Objective —
Emit a verbatim copy of the lines below from the line with "Generate a web" through the line with "const FS = 19;", excluding pictures and everything outside that range.

(Data entries)
════

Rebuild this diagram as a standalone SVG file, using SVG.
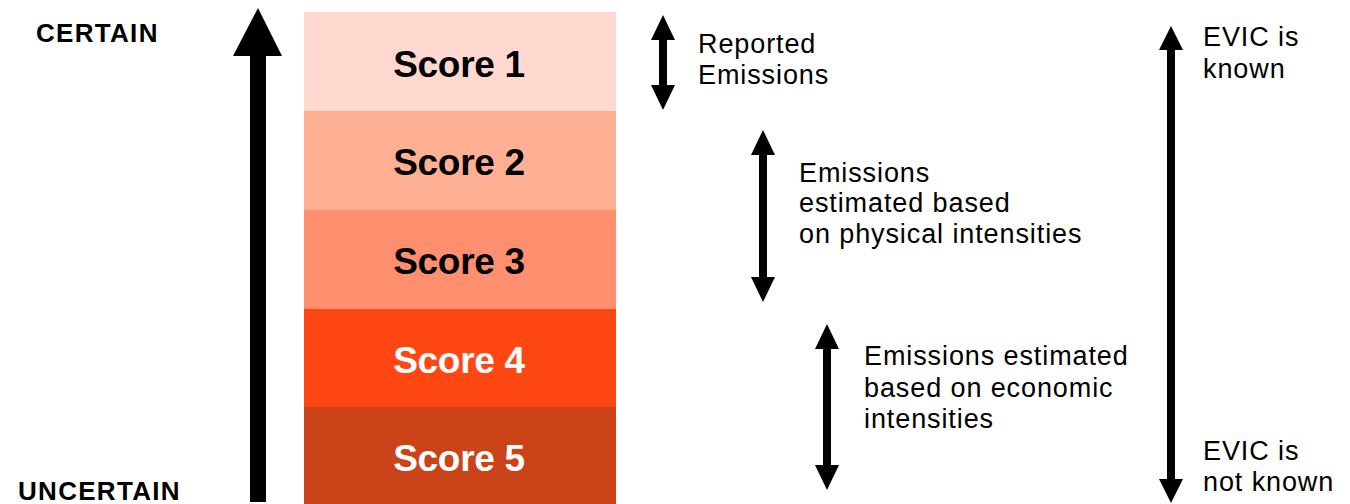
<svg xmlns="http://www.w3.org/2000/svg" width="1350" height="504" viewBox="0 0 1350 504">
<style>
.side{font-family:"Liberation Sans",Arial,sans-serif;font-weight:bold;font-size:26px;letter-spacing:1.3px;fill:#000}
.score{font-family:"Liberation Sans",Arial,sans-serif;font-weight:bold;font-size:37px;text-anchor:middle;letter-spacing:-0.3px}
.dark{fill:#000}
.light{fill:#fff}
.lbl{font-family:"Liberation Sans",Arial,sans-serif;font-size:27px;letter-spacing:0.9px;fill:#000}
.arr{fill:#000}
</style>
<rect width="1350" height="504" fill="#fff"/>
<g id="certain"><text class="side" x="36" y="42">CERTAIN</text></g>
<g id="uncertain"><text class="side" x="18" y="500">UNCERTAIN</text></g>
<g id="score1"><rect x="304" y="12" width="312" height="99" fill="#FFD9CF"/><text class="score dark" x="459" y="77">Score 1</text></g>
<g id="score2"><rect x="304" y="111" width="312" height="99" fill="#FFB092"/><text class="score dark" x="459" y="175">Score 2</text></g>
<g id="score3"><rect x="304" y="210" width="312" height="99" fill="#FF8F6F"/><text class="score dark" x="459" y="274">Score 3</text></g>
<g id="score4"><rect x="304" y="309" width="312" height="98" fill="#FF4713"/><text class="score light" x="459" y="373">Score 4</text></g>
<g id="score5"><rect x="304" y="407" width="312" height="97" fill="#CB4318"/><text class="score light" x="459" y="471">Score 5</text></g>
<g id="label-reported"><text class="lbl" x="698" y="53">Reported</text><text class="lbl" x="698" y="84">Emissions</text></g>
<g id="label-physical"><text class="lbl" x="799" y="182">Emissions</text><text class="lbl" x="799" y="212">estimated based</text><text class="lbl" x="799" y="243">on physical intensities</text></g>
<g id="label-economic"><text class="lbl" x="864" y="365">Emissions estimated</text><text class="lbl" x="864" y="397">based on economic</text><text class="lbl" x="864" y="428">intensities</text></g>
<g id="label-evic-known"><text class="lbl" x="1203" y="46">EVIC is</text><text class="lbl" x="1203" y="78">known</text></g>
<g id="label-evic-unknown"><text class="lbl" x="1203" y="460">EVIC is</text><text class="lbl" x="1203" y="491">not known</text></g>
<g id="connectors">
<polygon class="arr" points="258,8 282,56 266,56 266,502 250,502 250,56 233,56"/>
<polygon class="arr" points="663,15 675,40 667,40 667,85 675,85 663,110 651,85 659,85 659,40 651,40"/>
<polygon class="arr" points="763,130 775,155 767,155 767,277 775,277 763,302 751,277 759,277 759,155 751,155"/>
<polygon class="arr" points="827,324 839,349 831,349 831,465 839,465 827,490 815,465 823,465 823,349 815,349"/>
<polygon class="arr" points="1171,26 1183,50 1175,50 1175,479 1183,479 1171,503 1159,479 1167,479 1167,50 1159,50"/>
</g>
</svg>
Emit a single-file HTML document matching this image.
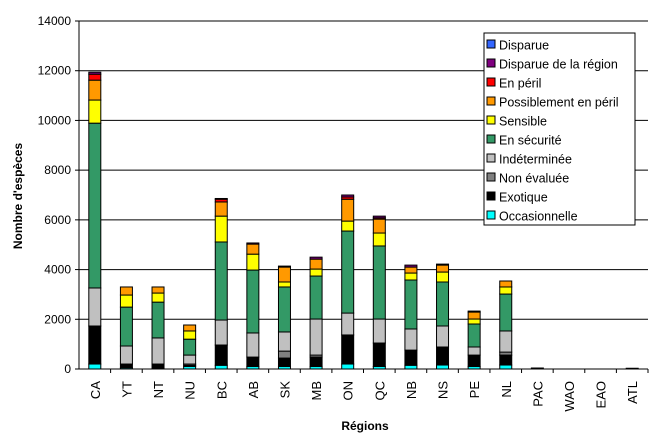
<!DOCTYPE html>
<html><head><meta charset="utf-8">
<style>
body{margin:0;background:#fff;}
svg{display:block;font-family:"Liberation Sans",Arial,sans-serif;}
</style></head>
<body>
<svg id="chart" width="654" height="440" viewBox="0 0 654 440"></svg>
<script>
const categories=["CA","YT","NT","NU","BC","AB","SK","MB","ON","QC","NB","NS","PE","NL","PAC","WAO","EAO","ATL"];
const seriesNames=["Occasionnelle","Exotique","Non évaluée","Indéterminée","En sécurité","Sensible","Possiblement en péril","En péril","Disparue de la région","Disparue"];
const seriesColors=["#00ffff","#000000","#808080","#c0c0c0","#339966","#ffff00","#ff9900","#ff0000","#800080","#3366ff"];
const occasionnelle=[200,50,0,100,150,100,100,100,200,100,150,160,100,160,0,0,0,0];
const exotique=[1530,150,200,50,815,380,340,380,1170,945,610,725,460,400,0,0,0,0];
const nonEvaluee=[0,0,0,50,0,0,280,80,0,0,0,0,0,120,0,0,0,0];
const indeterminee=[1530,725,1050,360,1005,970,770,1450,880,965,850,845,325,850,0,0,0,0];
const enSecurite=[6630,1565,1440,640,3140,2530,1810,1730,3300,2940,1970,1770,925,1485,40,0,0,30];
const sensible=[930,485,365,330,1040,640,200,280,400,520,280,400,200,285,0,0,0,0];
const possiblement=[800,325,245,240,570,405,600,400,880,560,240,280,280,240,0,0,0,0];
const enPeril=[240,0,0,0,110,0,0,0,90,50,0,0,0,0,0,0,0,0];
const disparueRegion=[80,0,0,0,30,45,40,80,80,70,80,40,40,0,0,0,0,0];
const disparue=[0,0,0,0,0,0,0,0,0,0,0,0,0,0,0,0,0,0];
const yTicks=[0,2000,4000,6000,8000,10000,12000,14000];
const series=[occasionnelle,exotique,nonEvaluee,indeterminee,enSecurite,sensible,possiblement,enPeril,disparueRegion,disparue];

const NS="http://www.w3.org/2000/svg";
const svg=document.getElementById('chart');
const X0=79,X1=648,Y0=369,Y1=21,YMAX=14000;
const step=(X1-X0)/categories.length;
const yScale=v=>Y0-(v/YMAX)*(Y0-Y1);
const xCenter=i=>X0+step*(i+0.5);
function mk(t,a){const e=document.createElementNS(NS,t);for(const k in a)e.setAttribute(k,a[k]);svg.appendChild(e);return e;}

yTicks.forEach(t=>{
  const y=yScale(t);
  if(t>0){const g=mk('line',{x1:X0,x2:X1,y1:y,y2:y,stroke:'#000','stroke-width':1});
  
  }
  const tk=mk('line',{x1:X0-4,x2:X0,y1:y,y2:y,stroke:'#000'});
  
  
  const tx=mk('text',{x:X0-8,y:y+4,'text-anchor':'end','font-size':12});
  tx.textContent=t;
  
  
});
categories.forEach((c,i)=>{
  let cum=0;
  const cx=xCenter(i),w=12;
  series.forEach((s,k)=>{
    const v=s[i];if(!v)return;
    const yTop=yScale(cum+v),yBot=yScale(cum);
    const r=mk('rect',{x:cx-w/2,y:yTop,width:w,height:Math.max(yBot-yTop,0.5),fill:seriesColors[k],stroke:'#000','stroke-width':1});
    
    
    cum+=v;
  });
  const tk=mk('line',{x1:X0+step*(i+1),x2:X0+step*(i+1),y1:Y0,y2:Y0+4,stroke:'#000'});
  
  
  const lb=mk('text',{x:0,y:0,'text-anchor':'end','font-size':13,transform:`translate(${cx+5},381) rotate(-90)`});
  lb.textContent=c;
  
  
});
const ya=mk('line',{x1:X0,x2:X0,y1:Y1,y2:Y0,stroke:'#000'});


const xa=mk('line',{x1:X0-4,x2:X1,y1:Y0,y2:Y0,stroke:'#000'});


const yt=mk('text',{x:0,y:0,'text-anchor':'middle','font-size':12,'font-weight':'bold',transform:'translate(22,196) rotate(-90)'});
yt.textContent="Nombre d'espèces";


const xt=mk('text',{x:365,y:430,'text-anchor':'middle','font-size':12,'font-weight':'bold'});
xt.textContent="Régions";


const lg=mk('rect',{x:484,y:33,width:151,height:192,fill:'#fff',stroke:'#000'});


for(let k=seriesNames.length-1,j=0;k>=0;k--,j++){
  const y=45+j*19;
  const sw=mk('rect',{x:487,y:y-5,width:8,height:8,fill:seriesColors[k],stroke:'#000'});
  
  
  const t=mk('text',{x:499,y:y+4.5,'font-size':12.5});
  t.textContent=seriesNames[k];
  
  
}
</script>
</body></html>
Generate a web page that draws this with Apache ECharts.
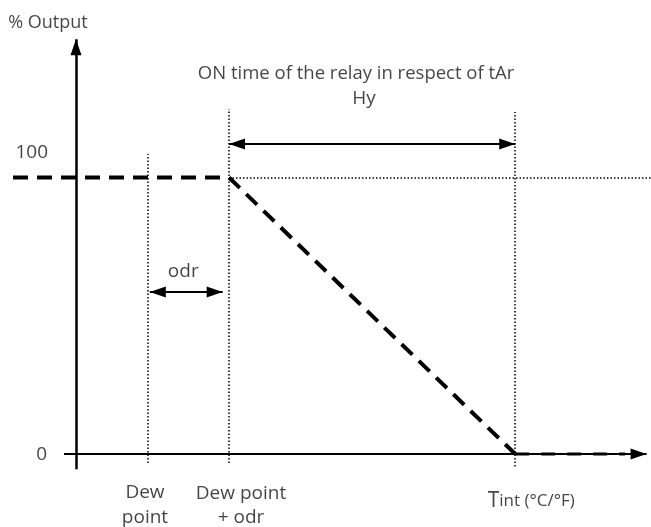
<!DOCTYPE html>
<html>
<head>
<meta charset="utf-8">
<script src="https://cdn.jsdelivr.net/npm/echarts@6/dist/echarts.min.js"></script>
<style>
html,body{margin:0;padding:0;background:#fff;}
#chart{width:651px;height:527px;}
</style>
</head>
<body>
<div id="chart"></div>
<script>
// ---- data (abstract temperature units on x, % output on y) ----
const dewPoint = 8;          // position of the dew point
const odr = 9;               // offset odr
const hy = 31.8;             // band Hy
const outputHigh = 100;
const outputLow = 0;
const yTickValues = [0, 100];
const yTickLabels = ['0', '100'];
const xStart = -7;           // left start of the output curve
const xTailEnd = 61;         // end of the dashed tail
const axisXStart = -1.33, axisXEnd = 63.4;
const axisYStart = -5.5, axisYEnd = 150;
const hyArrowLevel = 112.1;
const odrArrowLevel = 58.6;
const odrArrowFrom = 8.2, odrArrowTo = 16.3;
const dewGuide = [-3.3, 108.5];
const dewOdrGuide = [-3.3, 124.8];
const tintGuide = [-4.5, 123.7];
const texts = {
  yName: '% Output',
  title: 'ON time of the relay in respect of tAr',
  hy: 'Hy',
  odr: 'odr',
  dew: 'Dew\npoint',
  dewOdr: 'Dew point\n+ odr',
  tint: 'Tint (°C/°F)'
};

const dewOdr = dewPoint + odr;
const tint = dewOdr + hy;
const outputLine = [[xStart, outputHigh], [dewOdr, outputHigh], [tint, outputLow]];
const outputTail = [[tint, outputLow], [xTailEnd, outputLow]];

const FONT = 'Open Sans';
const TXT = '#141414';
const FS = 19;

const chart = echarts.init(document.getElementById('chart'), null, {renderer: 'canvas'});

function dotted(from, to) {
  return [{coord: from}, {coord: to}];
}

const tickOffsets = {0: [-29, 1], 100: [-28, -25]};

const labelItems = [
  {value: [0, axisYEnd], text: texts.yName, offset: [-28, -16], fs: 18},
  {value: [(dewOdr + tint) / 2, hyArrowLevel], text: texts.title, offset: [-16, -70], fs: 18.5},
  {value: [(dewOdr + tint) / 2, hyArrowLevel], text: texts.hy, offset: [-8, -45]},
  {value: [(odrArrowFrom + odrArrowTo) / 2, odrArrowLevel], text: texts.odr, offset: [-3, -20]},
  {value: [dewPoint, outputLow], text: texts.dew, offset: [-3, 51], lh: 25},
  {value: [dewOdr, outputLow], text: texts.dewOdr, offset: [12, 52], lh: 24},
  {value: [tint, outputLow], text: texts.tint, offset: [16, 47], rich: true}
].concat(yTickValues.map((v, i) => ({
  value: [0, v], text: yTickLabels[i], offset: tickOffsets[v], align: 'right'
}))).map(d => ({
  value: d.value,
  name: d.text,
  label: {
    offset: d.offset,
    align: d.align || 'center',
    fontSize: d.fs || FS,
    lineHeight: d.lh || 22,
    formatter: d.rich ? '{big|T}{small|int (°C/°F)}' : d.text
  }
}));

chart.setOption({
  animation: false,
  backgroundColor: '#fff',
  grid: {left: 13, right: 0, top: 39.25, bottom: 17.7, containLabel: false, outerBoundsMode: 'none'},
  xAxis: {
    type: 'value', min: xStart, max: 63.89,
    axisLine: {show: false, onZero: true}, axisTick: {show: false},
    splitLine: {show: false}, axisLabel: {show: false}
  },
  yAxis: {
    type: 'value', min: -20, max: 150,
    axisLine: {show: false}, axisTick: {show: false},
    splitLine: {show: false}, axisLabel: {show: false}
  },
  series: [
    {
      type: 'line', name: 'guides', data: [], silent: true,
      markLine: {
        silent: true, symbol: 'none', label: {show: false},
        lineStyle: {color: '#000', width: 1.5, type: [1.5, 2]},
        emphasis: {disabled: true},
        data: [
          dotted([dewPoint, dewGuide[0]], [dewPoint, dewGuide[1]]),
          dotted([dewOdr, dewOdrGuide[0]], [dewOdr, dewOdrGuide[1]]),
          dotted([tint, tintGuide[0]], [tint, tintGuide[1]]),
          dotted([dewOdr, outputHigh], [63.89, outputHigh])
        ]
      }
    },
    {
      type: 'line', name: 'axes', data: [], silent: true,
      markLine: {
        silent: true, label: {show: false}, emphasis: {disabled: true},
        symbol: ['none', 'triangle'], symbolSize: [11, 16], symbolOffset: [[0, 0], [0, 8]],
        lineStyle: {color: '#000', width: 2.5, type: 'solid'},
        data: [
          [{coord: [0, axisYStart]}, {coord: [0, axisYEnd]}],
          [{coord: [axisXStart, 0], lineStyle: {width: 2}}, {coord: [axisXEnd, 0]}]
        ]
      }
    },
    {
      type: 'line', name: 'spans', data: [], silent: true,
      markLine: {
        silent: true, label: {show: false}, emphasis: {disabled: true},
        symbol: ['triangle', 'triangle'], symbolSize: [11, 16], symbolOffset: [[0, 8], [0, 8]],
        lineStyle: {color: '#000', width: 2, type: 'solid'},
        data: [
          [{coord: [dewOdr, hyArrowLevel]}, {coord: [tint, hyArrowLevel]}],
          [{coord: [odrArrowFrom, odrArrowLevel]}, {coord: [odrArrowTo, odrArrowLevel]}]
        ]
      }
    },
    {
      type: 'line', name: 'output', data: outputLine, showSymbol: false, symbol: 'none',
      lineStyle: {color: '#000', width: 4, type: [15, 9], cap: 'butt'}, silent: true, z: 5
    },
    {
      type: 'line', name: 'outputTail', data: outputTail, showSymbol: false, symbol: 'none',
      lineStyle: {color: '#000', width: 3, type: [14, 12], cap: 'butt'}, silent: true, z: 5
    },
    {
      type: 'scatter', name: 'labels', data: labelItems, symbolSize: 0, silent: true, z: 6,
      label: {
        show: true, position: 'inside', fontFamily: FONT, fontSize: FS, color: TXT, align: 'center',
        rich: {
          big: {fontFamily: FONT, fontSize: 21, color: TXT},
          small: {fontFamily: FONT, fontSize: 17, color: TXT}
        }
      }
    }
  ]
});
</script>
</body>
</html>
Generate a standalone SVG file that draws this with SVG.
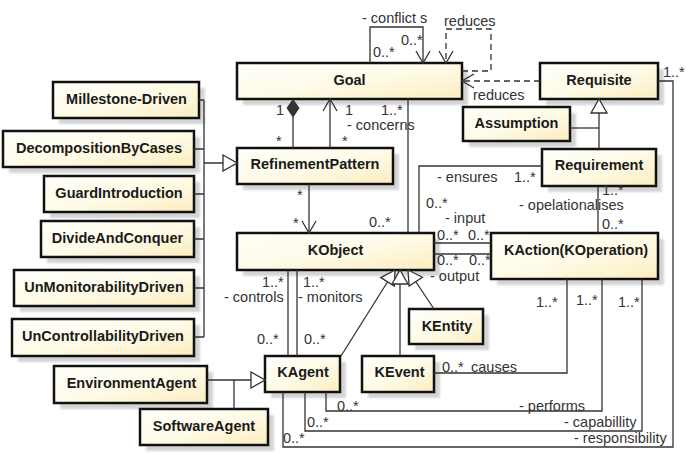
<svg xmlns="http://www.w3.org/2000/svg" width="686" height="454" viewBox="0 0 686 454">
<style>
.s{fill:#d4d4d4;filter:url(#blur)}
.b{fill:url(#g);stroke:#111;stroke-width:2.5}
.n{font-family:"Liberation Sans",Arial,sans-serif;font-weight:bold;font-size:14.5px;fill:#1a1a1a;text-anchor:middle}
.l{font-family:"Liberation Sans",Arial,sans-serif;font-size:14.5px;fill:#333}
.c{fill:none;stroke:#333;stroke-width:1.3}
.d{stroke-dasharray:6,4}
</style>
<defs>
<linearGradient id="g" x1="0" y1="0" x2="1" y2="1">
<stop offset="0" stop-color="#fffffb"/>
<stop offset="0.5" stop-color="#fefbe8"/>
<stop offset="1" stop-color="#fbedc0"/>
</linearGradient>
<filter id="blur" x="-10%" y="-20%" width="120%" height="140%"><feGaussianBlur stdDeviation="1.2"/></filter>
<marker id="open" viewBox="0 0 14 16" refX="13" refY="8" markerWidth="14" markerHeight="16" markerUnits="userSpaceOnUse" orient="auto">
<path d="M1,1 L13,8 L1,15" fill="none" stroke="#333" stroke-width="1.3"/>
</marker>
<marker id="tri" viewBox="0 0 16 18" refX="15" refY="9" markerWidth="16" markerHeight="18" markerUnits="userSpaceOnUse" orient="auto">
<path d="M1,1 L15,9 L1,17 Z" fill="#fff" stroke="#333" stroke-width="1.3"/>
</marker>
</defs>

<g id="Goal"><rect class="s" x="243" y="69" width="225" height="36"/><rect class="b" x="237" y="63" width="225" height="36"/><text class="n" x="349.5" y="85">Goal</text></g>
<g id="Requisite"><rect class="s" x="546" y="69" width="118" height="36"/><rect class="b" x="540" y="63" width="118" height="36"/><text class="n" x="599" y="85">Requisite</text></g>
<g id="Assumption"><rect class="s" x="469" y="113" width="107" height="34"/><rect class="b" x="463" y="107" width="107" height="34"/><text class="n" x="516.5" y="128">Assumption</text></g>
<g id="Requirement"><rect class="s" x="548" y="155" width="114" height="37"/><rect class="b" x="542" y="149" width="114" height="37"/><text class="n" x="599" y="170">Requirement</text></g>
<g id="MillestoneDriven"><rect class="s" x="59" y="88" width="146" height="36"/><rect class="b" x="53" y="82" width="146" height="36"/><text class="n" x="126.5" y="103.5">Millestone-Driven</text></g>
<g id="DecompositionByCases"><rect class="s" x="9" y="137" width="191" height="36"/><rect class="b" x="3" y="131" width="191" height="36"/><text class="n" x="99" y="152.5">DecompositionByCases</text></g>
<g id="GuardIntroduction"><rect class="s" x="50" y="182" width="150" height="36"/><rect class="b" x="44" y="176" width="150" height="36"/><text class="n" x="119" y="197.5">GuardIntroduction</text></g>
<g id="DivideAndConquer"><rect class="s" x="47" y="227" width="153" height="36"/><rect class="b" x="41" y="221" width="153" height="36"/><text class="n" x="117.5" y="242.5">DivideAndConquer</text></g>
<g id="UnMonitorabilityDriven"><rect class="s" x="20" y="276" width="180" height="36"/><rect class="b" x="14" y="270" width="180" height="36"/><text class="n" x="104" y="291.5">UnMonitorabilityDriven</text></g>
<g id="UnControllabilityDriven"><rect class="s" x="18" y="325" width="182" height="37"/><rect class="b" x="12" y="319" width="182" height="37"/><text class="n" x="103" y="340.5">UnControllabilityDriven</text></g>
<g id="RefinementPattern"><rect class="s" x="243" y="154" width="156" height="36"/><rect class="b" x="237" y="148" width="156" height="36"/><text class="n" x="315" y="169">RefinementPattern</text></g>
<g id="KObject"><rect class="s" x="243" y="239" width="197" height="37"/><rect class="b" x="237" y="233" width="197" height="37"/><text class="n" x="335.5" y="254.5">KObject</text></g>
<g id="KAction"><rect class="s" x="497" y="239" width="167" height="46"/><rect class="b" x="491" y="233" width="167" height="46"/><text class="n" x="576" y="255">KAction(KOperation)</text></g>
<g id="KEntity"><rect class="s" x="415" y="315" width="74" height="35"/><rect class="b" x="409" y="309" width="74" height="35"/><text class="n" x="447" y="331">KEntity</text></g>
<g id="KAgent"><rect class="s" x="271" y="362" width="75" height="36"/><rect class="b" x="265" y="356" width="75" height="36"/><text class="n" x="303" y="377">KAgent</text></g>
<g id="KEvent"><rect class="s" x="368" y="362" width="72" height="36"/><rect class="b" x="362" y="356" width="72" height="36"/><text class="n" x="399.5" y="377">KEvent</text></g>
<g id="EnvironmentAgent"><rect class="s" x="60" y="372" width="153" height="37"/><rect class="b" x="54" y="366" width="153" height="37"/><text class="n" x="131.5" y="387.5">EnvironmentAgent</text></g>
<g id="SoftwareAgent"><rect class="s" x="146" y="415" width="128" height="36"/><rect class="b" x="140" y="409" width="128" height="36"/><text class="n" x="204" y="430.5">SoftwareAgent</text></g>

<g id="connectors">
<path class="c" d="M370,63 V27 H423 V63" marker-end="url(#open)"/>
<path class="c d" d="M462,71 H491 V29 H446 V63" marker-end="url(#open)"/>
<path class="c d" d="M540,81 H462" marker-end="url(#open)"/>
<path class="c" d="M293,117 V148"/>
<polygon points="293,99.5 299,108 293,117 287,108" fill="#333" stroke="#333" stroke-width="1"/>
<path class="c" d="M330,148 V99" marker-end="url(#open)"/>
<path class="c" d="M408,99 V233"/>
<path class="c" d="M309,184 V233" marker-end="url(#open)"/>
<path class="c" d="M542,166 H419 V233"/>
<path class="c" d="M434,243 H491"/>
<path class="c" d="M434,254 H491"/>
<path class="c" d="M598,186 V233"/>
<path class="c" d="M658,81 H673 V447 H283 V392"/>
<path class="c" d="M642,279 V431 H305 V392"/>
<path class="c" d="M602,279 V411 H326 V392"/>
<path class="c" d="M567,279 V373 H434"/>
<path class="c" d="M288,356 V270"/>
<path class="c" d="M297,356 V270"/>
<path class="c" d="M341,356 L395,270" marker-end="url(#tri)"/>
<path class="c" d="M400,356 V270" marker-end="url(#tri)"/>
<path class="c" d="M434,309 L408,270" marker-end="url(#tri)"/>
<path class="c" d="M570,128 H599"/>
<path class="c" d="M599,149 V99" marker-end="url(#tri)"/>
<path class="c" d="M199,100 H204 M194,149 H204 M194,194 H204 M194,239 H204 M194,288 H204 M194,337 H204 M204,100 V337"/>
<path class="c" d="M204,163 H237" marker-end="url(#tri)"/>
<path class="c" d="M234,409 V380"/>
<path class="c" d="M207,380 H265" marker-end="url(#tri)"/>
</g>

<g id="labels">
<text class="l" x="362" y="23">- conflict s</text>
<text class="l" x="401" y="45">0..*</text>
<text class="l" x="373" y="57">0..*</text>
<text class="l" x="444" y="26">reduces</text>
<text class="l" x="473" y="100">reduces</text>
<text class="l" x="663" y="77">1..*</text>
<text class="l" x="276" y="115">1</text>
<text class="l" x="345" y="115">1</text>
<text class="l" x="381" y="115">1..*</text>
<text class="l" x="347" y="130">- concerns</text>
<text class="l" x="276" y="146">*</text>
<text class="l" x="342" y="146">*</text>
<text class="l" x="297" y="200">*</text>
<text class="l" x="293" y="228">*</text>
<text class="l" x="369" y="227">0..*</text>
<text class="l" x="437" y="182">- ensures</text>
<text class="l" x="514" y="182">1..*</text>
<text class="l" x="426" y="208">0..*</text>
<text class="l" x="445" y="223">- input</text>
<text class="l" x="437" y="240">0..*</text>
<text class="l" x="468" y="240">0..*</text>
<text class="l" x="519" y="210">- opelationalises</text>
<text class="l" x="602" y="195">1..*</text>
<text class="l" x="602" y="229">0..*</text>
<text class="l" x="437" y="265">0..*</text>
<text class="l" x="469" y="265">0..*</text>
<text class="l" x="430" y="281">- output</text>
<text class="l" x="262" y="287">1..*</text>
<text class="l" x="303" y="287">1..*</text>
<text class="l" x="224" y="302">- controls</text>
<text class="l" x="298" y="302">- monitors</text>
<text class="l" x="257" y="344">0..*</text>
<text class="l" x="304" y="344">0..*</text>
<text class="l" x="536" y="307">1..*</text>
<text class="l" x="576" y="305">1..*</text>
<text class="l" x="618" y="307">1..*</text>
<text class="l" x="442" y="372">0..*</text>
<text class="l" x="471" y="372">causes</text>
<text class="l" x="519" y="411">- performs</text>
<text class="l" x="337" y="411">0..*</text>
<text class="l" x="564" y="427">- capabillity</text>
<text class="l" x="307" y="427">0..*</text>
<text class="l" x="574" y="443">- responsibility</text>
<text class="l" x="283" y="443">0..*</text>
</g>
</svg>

════

The output —
Generate a web page that draws this with Apache ECharts.
<!DOCTYPE html>
<html>
<head>
<meta charset="utf-8">
<script src="https://cdn.jsdelivr.net/npm/echarts@6/dist/echarts.min.js"></script>
<style>
html,body{margin:0;padding:0;background:#fff;}
#chart{width:651px;height:527px;}
</style>
</head>
<body>
<div id="chart"></div>
<script>
// ---- data (abstract temperature units on x, % output on y) ----
const dewPoint = 8;          // position of the dew point
const odr = 9;               // offset odr
const hy = 31.8;             // band Hy
const outputHigh = 100;
const outputLow = 0;
const yTickValues = [0, 100];
const yTickLabels = ['0', '100'];
const xStart = -7;           // left start of the output curve
const xTailEnd = 61;         // end of the dashed tail
const axisXStart = -1.33, axisXEnd = 63.4;
const axisYStart = -5.5, axisYEnd = 150;
const hyArrowLevel = 112.1;
const odrArrowLevel = 58.6;
const odrArrowFrom = 8.2, odrArrowTo = 16.3;
const dewGuide = [-3.3, 108.5];
const dewOdrGuide = [-3.3, 124.8];
const tintGuide = [-4.5, 123.7];
const texts = {
  yName: '% Output',
  title: 'ON time of the relay in respect of tAr',
  hy: 'Hy',
  odr: 'odr',
  dew: 'Dew\npoint',
  dewOdr: 'Dew point\n+ odr',
  tint: 'Tint (°C/°F)'
};

const dewOdr = dewPoint + odr;
const tint = dewOdr + hy;
const outputLine = [[xStart, outputHigh], [dewOdr, outputHigh], [tint, outputLow]];
const outputTail = [[tint, outputLow], [xTailEnd, outputLow]];

const FONT = 'Open Sans';
const TXT = '#141414';
const FS = 19;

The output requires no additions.